Skull Session by
Daniel Hecht
hbk out May 98
Published by Macmillan
at £16.99
This unusual first novel straddles several genres - crime, science fiction and the psychological thriller. Paul Skoglund suffers from Tourettes Syndrome, a condition that drives its sufferers to extravagant mood swings and forces them to blurt out inappropriate words. Despite his many talents, he has lost both his wife and his promising career; he is trying to hold on to his son Mark and his girlfriend Lia. Then comes an offer from an eccentric aunt: she wants him to renovate her enormous hunting lodge in the Hudson valley, a decaying and partly vandalised gothic pile which has seen more than its fair share of bizarre deaths.
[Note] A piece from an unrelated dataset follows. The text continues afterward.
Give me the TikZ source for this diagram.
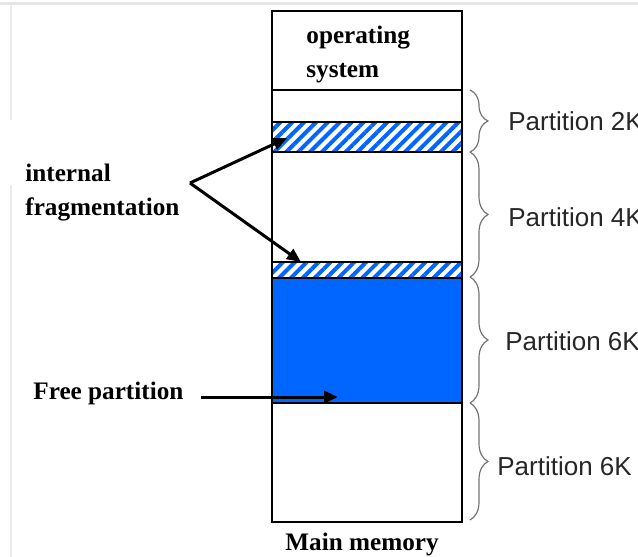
\documentclass[tikz,border=0pt]{standalone}
\usepackage{fontspec}
\setmainfont{Liberation Serif}
\setsansfont{Liberation Sans}
\usepackage{tikz}
\usetikzlibrary{arrows.meta}
\usetikzlibrary{patterns.meta}
\usetikzlibrary{decorations.pathreplacing}
\usetikzlibrary{calc}
\definecolor{memblue}{RGB}{0,102,255}
\tikzstyle{mem}=[draw,line width=1.3pt]
\tikzstyle{hatch}=[pattern={Lines[angle=45,distance=4.2pt,line width=2pt]},pattern color=memblue]
\tikzstyle{arr}=[line width=1.5pt,-{Triangle[length=7pt,width=6pt]}]
\tikzstyle{brc}=[draw=black!55,line width=0.6pt,decorate,decoration={brace,amplitude=9pt}]
\tikzstyle{lbl}=[inner sep=0pt,font=\fontsize{12.6}{17}\selectfont\bfseries,align=left]
\tikzstyle{part}=[inner sep=0pt,anchor=west,text=black!85,font=\fontsize{13}{15}\selectfont\sffamily]

\begin{document}
\begin{tikzpicture}[x=0.5pt,y=-0.5pt]
\useasboundingbox (0,0) rectangle (638,557);
\draw[black!10,line width=1.5pt] (0,3) -- (638,3);
\draw[black!8,line width=1pt] (11,5) -- (11,120) (11,185) -- (11,557);
% memory blocks
\fill[memblue] (272,278) rectangle (462,403);
\fill[hatch] (272,122) rectangle (462,152);
\fill[hatch] (272,262) rectangle (462,278);
\foreach \y in {90,122,152,262,278,403}
  \draw[mem] (272,\y) -- (462,\y);
\draw[mem] (272,11) rectangle (462,522);
\node[lbl,anchor=west] (os) at (306,54) {operating\\system};
\node[lbl] (mm) at (362,544) {Main memory};
% partitions
\draw[brc] (470,90) -- (470,152);
\draw[brc] (470,152) -- (470,277);
\draw[brc] (470,277) -- (470,403);
\draw[brc] (470,403) -- (470,520);
\node[part] (p1) at (508,121) {Partition 2K};
\node[part] (p2) at (508,217) {Partition 4K};
\node[part] (p3) at (505,341) {Partition 6K};
\node[part] (p4) at (497,466) {Partition 6K};
% labels and arrows
\node[lbl,anchor=west] (frag) at (25,193) {internal\\fragmentation};
\node[lbl,anchor=west] (free) at (33,393) {Free partition};
\coordinate (v) at (190,183);
\coordinate (h1) at (287,138);
\coordinate (h2) at (301,262);
\coordinate (fp) at (338,397);
\draw[arr] (v) -- (h1);
\draw[arr] (v) -- (h2);
\draw[arr] (free.east) ++(17,4) -- (fp);

\end{tikzpicture}
\end{document}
These ingredients give little hint of what is in store. SKULL SESSION is a rich and complex novel which explores the disputed border territory between madness and medicine. And it has an exceptionally good jacket, too. On the other hand, the book is slow-moving, perhaps over-long, and asks its readers to accept a protagonist with not merely one rare condition but two.
Nevertheless SKULL SESSION builds to a splendidly melodramatic climax. The quality of the writing sometimes has parallels with Donna Tartts Secret History. Hecht is clearly a writer of distinctive and unusual talent - one to watch.